Schon jetzt sind sie mit 67,5 Milliarden Mark Umsatz (1987) und 326.000 Beschäftigten das mit Abstand größte Unternehmen der Republik. Mit 3,13 Milliarden Mark zahlen sie dabei doppelt soviele Steuern wie Steuerzahler Nr.2, die Hoechst AG. An die Sozialversicherungen gingen 4,249 Milliarden Mark im vergangenen Jahr aus dem Hause Daimler. Mit einer Beteiligung von MBB wird der Umsatz auf 73 Milliarden ansteigen. Zum Bruttosozialprodukt der BRD wird der Konzern nach Berechnungen der Grünen nahezu vier Prozent betragen.
Die ganze Macht des neuen Konzerns wird jedoch erst richtig klar, wenn man sich die Konsequenzen für die Rüstungsbranche vor Augen hält, von deren Wettbewerb untereinander schließlich die Beschaffungskosten des Verteigigungsetats abhängen. Schon jetzt vereinnahmt der Daimler-Trust 40 Prozent aller Bonner Rüstungsaufträge. CDU-Friedmann wird angst und bange bei dem Gedanken, daß demnächst 70 Prozent aller Entwicklungsausgaben und 60 Prozent aller Beschaffungsausgaben von dem neuen Daimler-Konglomerat vereinnahmt werden.

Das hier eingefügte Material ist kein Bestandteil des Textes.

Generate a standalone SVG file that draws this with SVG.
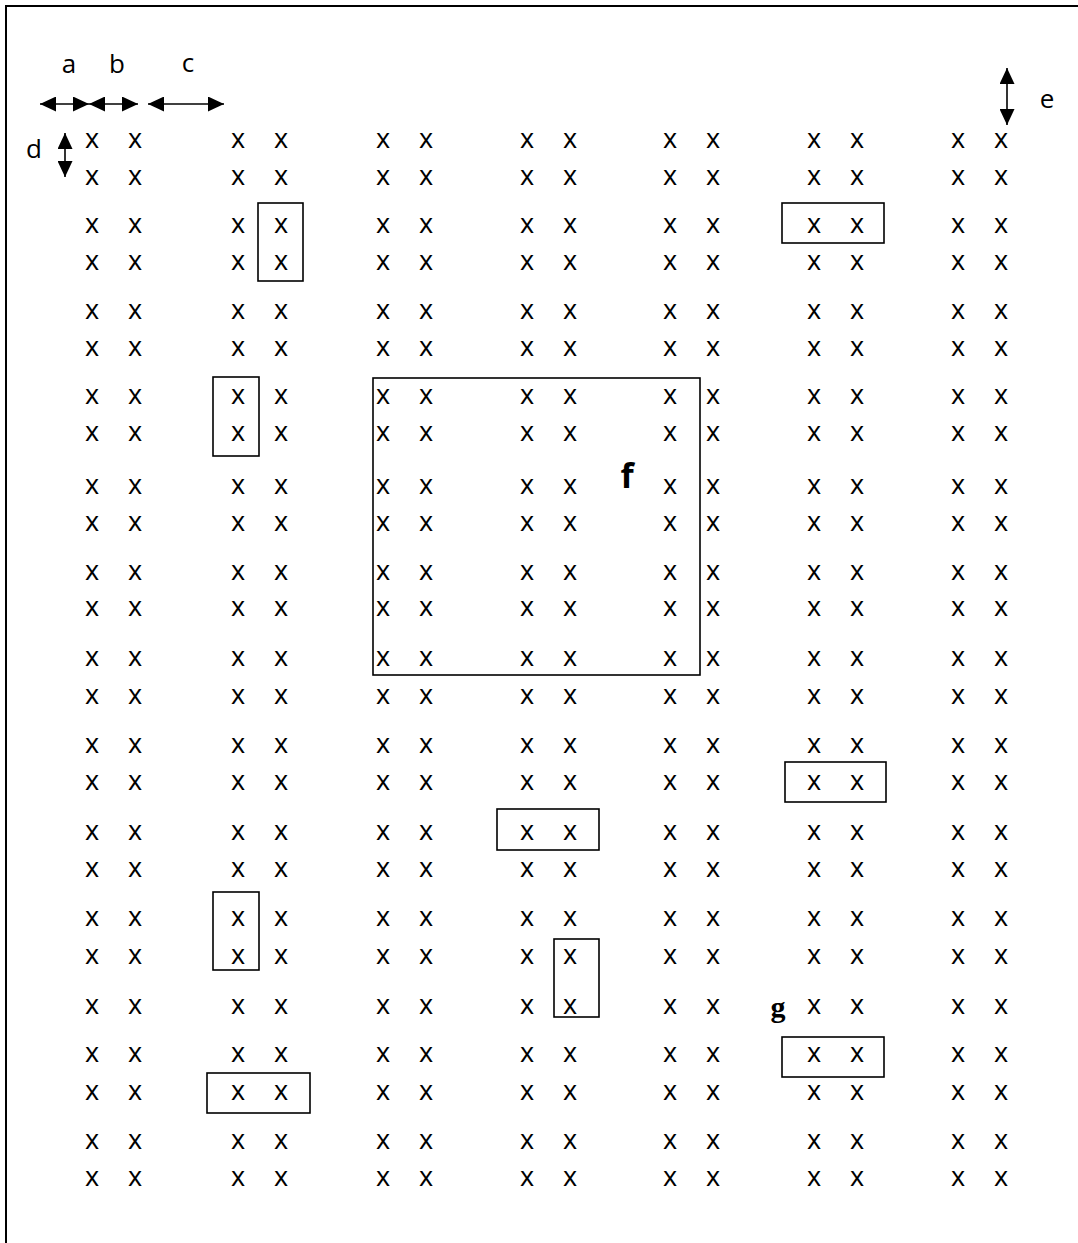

Der Daimler-Chef klagte kürzlich im ZDF, die Zeiten, da Rüstungsaufträge mit Gewinn abgewickelt werden konnten, seien vorbei. Heute würden die Rüstungsaufträge zu Selbstkosten vergeben, und es sei fraglich, ob sich ein Gewinn ergebe. Dazu Friedmann: „Tatsache ist, daß sowohl der Jäger 90 wie alle anderen Rüstungsprojekte dieser Art auf Selbstkostenbasis vergeben werden. Dieser Selbstkostenpreis setzt sich zusammen aus den tatsächlichen Kosten plus fünf Prozent Gewinn. Der Gewinn wird als Kostenfaktor eingeplant.“ Nach Friedmann ergibt sich daraus eine ganz einfache Rechnung: Je höher die Kosten, desto größer ist auch der Gewinn.